__WRITTEN TASK__: For the listing below, give the number of lines in which "image" occurs. Add nothing.

********

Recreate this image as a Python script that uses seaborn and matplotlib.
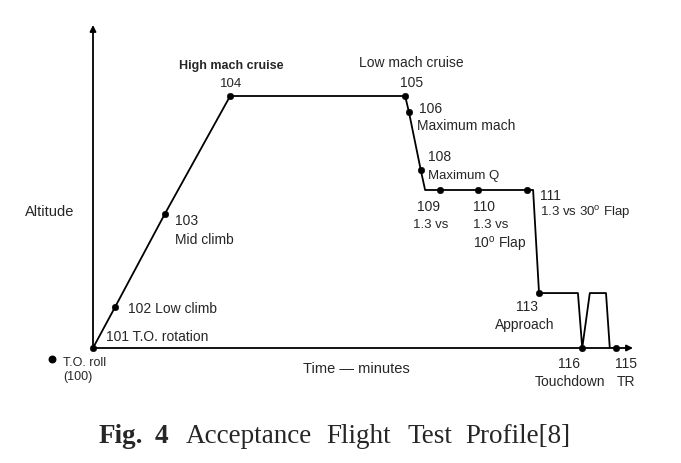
import numpy as np
import pandas as pd
import matplotlib
matplotlib.use('Agg')
import matplotlib.pyplot as plt
import seaborn as sns

# Profile path (time in arbitrary units, altitude in % of cruise altitude)
path_time = [0, 4.1, 13.3, 25.4, 57.8, 58.5, 60.7, 61.5, 64.3, 71.3, 80.4, 81.5,
             82.6, 89.8, 90.6, 92.0, 95.0, 95.7, 96.9]
path_alt = [0, 16.3, 53.2, 100, 100, 93.7, 70.6, 62.7, 62.7, 62.7, 62.7, 62.7,
            21.8, 21.8, 0, 21.8, 21.8, 0, 0]

# Test points (marked with dots)
point_ids = ['101', '102', '103', '104', '105', '106', '108', '109', '110', '111',
             '113', '116', '115']
point_time = [0, 4.1, 13.3, 25.4, 57.8, 58.5, 60.7, 64.3, 71.3, 80.4, 82.6, 90.6, 96.9]
point_alt = [0, 16.3, 53.2, 100, 100, 93.7, 70.6, 62.7, 62.7, 62.7, 21.8, 0, 0]

# T.O. roll point sits outside the axes
roll_time = -7.6
roll_alt = -4.4

path = pd.DataFrame({'time': path_time, 'alt': path_alt})
pts = pd.DataFrame({'id': point_ids, 'time': point_time, 'alt': point_alt})

sns.set_style('white')
plt.rcParams['font.family'] = ['Liberation Sans', 'DejaVu Sans']
plt.rcParams['mathtext.fontset'] = 'custom'
plt.rcParams['mathtext.rm'] = 'Liberation Sans'

fig = plt.figure(figsize=(6.81, 4.64), dpi=100)
ax = fig.add_axes([93 / 681, 1 - 349 / 464, 540 / 681, 323 / 464])

sns.lineplot(data=path, x='time', y='alt', ax=ax, color='black', lw=1.3,
             sort=False, estimator=None)
sns.scatterplot(data=pts, x='time', y='alt', ax=ax, color='black', s=22,
                edgecolor='black', zorder=3, clip_on=False)
ax.scatter([roll_time], [roll_alt], color='black', s=22, clip_on=False, zorder=3)

ax.set_xlim(0, 100)
ax.set_ylim(0, 100 * 323 / 252)
ax.set_xticks([])
ax.set_yticks([])
ax.set_xlabel('')
ax.set_ylabel('')
for s in ax.spines.values():
    s.set_visible(False)

# axis arrows
arrow = dict(arrowstyle='-|>', color='black', lw=1.3, mutation_scale=9,
             shrinkA=0, shrinkB=0)
ax.annotate('', xy=(0, 1), xytext=(0, 0), xycoords='axes fraction', arrowprops=arrow)
ax.annotate('', xy=(1, 0), xytext=(0, 0), xycoords='axes fraction', arrowprops=arrow)

# labels relative to the test points: (text, offset px, ha, size, weight)
labels = {
    '101': [('101 T.O. rotation', (13, 12), 'left', 10, 'normal')],
    '102': [('102 Low climb', (13, -1), 'left', 10, 'normal')],
    '103': [('103', (10, -6), 'left', 10, 'normal'), ('Mid climb', (10, -25), 'left', 10, 'normal')],
    '104': [('104', (1, 13), 'center', 9.5, 'normal'),
            ('High mach cruise', (1, 31), 'center', 9, 'bold')],
    '105': [('105', (6, 14), 'center', 10, 'normal'),
            ('Low mach cruise', (6, 34), 'center', 10, 'normal')],
    '106': [('106', (10, 4), 'left', 10, 'normal'), ('Maximum mach', (8, -13), 'left', 10, 'normal')],
    '108': [('108', (7, 14), 'left', 10, 'normal'), ('Maximum Q', (7, -5), 'left', 9.5, 'normal')],
    '109': [('109', (-12, -16), 'center', 10, 'normal'), ('1.3 vs', (-10, -34), 'center', 9.5, 'normal')],
    '110': [('110', (-5, -16), 'left', 10, 'normal'), ('1.3 vs', (-5, -34), 'left', 9.5, 'normal'),
            ('10$^{\\rm o}$ Flap', (-5, -54), 'left', 10, 'normal')],
    '111': [('111', (13, -5), 'left', 10, 'normal'),
            ('1.3 vs 30$^{\\rm o}$ Flap', (13, -22), 'left', 9.5, 'normal')],
    '113': [('113', (-12, -13), 'center', 10, 'normal'), ('Approach', (-14, -31), 'center', 10, 'normal')],
    '116': [('116', (-13, -15), 'center', 10, 'normal'), ('Touchdown', (-12, -33), 'center', 10, 'normal')],
    '115': [('115', (10, -15), 'center', 10, 'normal'), ('TR', (10, -33), 'center', 10, 'normal')],
}
for pid, t, a in zip(point_ids, point_time, point_alt):
    for txt, off, ha, size, wt in labels[pid]:
        ax.annotate(txt, xy=(t, a), xytext=off, textcoords='offset pixels',
                    ha=ha, va='center', fontsize=size, fontweight=wt,
                    annotation_clip=False)

ax.annotate('T.O. roll', xy=(roll_time, roll_alt), xytext=(11, -3),
            textcoords='offset pixels', ha='left', va='center', fontsize=9,
            annotation_clip=False)
ax.annotate('(100)', xy=(roll_time, roll_alt), xytext=(11, -17),
            textcoords='offset pixels', ha='left', va='center', fontsize=9,
            annotation_clip=False)

fig.text(25 / 681, 1 - 212 / 464, 'Altitude', ha='left', va='center', fontsize=10.5)
fig.text(303 / 681, 1 - 369 / 464, 'Time \u2014 minutes', ha='left', va='center',
         fontsize=10.5)

# caption
cap_y = 1 - 443 / 464
serif = ['Liberation Serif', 'DejaVu Serif']
fig.text(99 / 681, cap_y, 'Fig.', family=serif, weight='bold', fontsize=19.5, va='baseline')
fig.text(155 / 681, cap_y, '4', family=serif, weight='bold', fontsize=19.5, va='baseline')
for word, x in [('Acceptance', 186), ('Flight', 326), ('Test', 407), ('Profile[8]', 465)]:
    fig.text(x / 681, cap_y, word, family=serif, fontsize=19.5, va='baseline')

fig.savefig('out.png', dpi=100)
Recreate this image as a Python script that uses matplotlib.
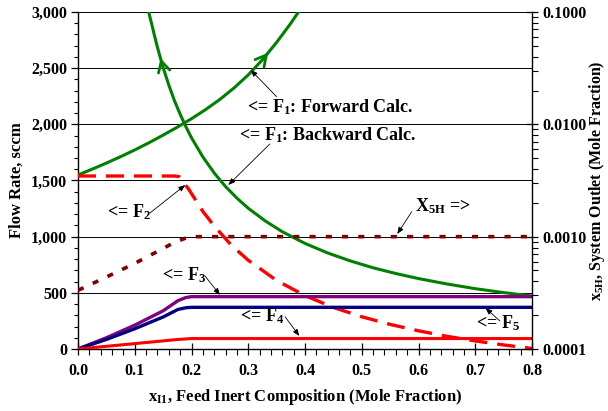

********

__THE COMPLETED TASK__: 2